STATED PROBLEM -
Among the lines below, list those containing the string "with".

THE DATA -
■ ■ ■ ■ ■

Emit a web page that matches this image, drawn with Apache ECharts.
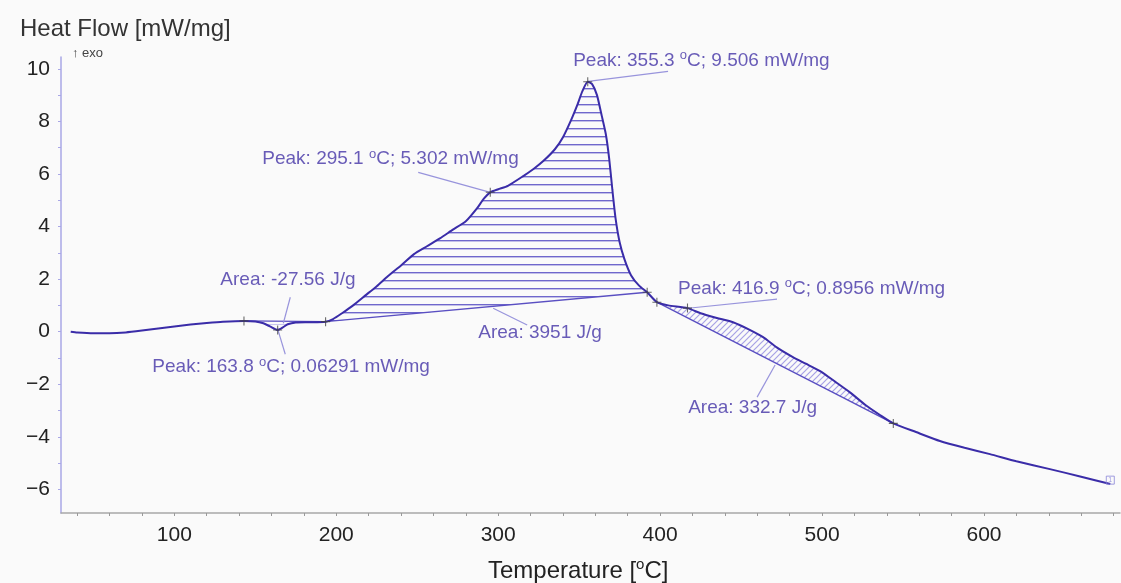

■ ■ ■ ■ ■

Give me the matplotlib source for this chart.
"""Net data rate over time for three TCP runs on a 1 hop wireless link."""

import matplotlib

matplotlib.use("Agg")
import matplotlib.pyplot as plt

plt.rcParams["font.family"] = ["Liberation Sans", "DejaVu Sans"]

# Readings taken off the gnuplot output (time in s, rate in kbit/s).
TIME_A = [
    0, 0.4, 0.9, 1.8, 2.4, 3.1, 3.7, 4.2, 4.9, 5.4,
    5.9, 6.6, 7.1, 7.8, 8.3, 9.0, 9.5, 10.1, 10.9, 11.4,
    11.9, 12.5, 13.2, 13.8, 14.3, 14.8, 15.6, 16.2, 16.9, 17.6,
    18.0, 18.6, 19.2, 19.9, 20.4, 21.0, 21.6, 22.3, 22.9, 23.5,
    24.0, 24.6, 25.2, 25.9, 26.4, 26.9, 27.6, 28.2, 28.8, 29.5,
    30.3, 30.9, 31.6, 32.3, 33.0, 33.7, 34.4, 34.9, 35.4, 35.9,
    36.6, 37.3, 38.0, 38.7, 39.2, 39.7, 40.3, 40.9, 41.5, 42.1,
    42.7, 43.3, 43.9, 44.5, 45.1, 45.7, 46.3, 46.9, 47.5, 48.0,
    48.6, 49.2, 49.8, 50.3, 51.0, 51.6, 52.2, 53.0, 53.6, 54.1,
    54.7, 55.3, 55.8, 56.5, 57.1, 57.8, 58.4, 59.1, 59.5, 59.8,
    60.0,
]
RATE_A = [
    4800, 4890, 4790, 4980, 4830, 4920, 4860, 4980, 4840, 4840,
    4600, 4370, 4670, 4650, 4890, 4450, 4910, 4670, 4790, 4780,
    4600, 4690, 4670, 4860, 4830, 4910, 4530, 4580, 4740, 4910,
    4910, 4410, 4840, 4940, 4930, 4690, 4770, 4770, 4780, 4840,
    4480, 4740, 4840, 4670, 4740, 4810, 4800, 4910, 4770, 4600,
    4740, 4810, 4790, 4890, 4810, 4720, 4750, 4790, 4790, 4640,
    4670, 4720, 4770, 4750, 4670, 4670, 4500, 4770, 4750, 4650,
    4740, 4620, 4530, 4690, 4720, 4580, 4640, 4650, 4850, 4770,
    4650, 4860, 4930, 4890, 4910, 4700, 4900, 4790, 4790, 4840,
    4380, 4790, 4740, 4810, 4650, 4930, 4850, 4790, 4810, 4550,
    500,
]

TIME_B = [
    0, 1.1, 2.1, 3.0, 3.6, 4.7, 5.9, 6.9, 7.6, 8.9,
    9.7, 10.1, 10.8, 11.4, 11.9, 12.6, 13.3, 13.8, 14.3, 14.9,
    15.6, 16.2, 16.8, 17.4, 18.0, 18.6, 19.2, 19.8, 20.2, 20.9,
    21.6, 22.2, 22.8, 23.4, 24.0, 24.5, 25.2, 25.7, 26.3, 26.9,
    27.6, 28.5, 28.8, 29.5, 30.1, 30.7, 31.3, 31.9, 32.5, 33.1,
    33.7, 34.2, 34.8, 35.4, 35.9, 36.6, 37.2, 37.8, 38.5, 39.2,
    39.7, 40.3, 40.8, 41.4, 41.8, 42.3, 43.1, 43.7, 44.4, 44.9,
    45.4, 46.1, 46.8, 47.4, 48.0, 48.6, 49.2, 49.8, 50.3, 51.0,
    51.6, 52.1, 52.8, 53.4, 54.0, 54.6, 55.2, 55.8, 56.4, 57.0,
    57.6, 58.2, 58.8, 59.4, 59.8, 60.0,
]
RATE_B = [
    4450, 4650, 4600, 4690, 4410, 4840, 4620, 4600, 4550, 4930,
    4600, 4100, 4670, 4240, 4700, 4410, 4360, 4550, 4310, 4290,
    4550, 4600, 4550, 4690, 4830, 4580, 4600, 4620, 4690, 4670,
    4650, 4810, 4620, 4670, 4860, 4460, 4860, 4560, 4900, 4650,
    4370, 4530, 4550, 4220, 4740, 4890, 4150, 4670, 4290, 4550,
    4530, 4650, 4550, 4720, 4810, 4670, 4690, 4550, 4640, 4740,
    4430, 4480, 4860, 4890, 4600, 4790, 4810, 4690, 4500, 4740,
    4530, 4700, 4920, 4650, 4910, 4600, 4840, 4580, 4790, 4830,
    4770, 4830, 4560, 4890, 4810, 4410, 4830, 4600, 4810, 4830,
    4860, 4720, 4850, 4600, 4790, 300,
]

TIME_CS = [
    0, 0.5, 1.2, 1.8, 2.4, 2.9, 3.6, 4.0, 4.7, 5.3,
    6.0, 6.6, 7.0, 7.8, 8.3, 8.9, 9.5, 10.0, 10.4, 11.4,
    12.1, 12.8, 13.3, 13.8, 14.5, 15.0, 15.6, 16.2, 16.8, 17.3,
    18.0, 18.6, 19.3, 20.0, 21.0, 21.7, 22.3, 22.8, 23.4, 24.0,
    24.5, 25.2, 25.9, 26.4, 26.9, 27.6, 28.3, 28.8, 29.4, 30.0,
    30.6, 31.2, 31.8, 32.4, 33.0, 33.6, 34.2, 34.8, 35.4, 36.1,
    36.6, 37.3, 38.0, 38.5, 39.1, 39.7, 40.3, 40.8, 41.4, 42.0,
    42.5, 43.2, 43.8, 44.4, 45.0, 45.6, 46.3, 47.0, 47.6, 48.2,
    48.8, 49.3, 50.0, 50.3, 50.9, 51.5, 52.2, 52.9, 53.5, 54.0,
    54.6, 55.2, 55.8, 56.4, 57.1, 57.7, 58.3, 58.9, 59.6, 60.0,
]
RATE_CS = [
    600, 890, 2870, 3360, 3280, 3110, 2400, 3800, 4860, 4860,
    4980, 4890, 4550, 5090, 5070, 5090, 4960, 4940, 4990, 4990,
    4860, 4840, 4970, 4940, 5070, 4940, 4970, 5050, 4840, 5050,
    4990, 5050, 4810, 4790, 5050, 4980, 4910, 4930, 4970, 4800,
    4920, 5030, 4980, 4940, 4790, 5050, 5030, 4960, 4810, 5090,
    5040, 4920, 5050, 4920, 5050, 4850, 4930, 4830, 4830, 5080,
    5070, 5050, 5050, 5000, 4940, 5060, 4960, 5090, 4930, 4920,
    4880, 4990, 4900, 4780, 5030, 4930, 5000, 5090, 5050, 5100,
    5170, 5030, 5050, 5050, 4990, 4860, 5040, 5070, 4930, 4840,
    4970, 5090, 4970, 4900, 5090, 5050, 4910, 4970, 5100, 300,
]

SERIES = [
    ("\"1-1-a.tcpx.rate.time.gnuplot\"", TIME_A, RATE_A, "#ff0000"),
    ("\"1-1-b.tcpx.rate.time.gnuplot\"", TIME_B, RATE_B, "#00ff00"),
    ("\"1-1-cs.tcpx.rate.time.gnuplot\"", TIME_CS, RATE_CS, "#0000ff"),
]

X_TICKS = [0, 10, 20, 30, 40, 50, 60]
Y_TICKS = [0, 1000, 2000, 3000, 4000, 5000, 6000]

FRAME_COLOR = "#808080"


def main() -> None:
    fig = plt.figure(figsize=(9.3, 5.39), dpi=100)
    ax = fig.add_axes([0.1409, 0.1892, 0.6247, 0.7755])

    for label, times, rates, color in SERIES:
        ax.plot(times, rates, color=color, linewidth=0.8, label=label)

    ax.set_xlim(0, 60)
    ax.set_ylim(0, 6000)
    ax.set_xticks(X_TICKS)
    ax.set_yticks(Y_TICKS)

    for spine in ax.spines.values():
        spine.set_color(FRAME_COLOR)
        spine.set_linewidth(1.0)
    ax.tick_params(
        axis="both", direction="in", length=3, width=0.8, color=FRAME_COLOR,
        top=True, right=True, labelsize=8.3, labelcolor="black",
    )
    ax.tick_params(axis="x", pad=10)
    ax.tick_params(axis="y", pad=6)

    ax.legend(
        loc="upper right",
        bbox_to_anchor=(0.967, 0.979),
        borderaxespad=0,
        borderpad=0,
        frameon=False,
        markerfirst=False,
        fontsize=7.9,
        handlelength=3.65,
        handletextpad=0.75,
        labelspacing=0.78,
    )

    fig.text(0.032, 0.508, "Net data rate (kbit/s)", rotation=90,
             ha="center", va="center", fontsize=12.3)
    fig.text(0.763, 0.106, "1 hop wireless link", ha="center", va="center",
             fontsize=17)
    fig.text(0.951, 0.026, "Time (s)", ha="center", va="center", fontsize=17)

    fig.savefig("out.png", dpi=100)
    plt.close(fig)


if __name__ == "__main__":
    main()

■ ■ ■ ■ ■

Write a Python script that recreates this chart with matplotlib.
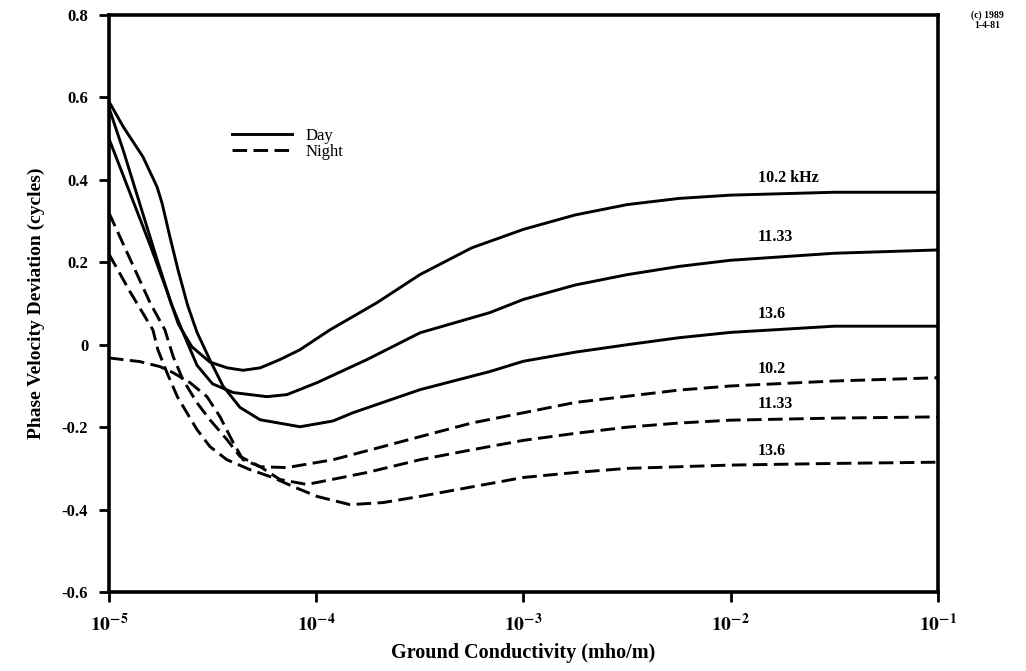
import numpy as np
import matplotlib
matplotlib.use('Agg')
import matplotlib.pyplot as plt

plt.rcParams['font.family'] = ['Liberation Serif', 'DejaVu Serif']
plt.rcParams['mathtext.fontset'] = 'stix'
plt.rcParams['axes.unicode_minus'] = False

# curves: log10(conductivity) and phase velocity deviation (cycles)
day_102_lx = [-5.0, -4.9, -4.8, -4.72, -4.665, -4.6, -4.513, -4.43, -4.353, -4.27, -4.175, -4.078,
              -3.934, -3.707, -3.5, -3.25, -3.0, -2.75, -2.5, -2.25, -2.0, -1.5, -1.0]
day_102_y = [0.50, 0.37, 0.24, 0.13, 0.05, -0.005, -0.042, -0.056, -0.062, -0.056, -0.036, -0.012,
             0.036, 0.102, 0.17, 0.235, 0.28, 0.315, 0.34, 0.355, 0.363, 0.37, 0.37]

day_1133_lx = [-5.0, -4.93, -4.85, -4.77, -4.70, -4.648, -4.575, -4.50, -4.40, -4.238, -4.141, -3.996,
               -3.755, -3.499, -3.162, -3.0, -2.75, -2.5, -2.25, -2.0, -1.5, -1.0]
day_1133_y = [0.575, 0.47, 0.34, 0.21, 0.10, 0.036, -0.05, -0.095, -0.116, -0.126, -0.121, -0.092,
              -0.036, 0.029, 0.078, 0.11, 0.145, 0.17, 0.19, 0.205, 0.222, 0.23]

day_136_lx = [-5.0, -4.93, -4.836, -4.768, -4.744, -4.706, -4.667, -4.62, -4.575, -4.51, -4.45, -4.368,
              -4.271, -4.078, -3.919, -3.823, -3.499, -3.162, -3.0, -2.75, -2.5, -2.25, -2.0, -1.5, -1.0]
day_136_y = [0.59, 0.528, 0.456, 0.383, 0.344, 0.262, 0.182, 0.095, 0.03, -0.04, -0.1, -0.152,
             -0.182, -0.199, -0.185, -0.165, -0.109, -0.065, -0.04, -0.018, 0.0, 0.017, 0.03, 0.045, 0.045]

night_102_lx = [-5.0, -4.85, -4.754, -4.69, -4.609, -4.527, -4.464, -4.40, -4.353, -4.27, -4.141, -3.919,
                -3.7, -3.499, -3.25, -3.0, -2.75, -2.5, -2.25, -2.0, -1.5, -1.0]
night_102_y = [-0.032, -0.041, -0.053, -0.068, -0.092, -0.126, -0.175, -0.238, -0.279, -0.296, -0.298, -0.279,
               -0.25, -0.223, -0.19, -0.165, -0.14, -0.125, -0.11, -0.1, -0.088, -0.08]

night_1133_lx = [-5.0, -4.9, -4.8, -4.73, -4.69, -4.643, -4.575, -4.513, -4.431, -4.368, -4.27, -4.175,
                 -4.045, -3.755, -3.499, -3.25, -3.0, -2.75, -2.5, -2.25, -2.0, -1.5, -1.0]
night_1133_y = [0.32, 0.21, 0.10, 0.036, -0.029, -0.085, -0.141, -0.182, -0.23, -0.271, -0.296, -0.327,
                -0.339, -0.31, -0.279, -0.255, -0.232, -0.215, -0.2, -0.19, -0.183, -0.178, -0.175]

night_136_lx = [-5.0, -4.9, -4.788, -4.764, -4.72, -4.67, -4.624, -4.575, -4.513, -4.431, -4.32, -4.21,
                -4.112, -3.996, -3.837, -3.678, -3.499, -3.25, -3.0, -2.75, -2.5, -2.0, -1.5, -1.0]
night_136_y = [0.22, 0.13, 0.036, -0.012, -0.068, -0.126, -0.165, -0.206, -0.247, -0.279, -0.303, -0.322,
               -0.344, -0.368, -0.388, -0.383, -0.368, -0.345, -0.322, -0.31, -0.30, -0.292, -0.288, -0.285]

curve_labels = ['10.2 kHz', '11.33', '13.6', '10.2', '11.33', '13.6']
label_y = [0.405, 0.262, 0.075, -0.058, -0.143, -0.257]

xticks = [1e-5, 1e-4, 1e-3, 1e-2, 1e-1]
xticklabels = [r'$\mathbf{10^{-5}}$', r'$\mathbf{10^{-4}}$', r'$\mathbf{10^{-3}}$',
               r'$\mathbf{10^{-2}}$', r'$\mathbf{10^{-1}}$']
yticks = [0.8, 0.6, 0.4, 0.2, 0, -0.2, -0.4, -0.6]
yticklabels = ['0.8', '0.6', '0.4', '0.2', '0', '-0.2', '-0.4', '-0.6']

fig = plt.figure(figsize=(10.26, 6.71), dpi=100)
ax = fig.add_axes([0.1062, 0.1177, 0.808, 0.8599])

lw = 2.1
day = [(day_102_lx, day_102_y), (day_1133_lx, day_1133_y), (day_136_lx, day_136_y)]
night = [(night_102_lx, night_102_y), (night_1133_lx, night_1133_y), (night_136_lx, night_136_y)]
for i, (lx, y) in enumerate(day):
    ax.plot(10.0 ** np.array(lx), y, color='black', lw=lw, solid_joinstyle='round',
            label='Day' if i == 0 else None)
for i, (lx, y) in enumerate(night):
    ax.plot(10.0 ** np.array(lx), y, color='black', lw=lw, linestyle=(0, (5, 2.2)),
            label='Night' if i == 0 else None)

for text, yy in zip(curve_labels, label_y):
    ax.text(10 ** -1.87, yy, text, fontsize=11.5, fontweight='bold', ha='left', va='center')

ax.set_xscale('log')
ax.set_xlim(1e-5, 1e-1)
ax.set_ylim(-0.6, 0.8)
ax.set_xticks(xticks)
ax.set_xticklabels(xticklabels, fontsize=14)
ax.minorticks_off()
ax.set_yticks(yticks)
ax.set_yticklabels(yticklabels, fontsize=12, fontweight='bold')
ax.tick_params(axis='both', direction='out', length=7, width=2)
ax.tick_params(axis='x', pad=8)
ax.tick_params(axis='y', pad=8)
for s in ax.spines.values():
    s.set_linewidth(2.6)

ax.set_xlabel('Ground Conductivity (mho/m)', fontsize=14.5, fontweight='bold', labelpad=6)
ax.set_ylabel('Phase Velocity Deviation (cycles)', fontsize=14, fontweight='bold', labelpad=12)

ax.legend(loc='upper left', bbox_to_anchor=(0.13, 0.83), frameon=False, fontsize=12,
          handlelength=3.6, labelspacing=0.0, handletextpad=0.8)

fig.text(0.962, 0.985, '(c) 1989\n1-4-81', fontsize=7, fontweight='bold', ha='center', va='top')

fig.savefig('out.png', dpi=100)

■ ■ ■ ■ ■

THE REPLY -
Emit a web page that matches this image, drawn with Apache ECharts.
Write a Python script that recreates this chart with matplotlib.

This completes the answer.